I personaggi della panchina di Eugene Kotenko, ricorda Come vi piace di Shakespeare (foto)

Fotografare la gente sulle panchine non è una novità nel campo della fotografia, i fotografi di solito catturano le immagini di svariate persone sedute su panchine differenti.
Eugene Kotenko, fotografo ucraino, ha fatto qualcosa di diverso, per quattro anni ha documentato la vita che si è svolta attorno all’unica panchina del parco di fronte alla sua casa.
La serie fotografica mostra il trascorrere del tempo con i ritratti dei personaggi che sono passati (clicca l’immagine per vedere tutte le foto).

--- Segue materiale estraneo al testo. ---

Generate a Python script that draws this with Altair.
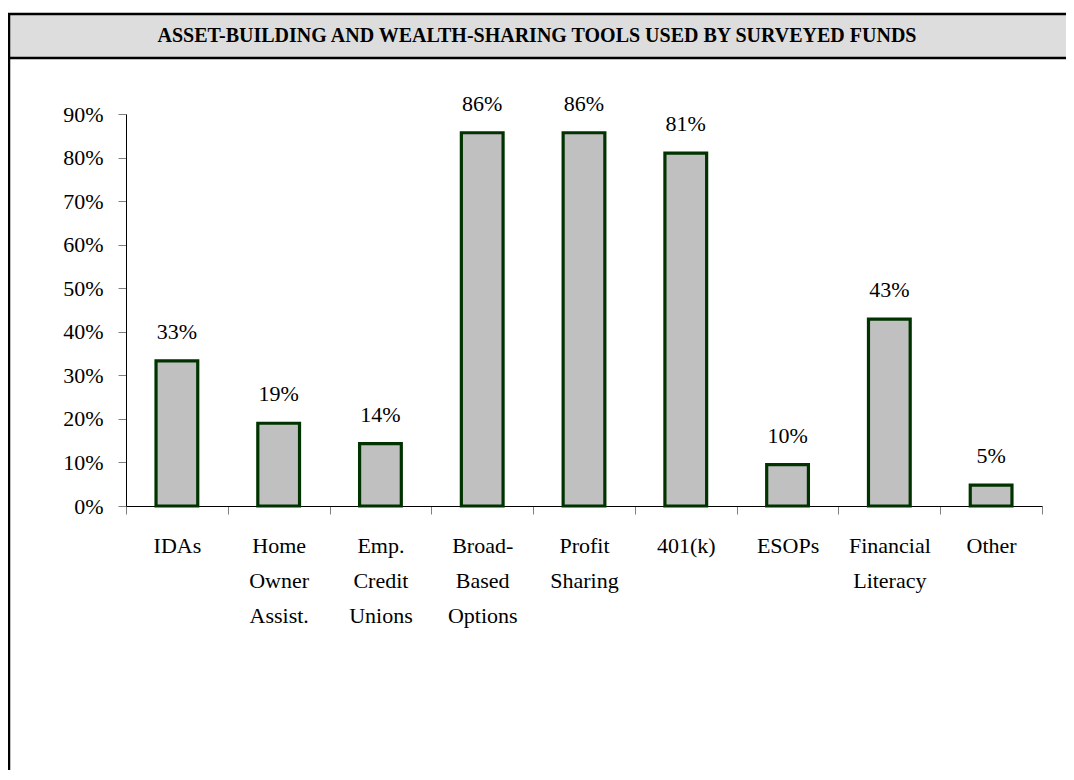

Vediamo la panchina in varie stagioni, in vari stati di degrado, dipinta con colori diversi.
Vediamo il tempo libero, l’attesa, l’amore, il mangiare, il bere, il dormire.
La panchina diventa un teatro in miniatura, dove personaggi sconosciuti offrono momenti della loro vita personale.
La Panchina e i suoi personaggi, ricorda uno dei soliloqui più famosi e citati di Shakespeare:
«Tutto il mondo è un palcoscenico. E tutti gli uomini e tutte le donne non sono che attori, con le loro entrate, le loro uscite… E ciascuno nella vita recita varie parti, i suoi atti essendo sette età.
Prima il bambino, che vagisce e sbava in braccio alla nutrice.
Poi il piagnucolante scolaro, con la sua cartella, il viso fresco e mattutino, che striscia con passo di lumaca verso la deprecata scuola.
Poi l’innamorato, sospiroso come una fornace con la sua melanconica ballata a gloria delle ciglia della sua bella.
Poi il soldato, facile alla bestemmia straniera e baffuto come un leopardo, puntiglioso sull’onore, pronto e violento alla lite, sempre in cerca di una gloria vana fin sulla bocca del cannone.
Poi il giudice, con la sua rotonda pancia sazia di un buon cappone, sguardo severo, barba ben tagliata, pieno di sagge massime e di luoghi comuni, e così recita la sua parte.
La sesta età lo muta nel magro e squallido Pantalone, con le sue pantofole, gli occhiali sul naso e la borsa al fianco; e le calze della gioventù, ben conservate, sono troppo larghe per le sue gambe ischeletrite, e la sua voce, un tempo robusta, ora sibila e geme.
La scena finale, l’ultima di questa strana e avventurosa storia è la seconda infanzia e il totale oblio, senza più denti, senza vista, senza gusto, senza più niente».
Queste parole, che Shakespeare mette in bocca al triste poeta della vita Jaques in Come vi piace, hanno un risvolto importante sulla concezione della recitazione. Se il teatro è specchio del mondo e l’attore specchio dell’uomo, è proprio la recitazione lo strumento principale attraverso il quale lo spettatore può riconoscere nell’attore una immagine ‘vera’ di se stesso.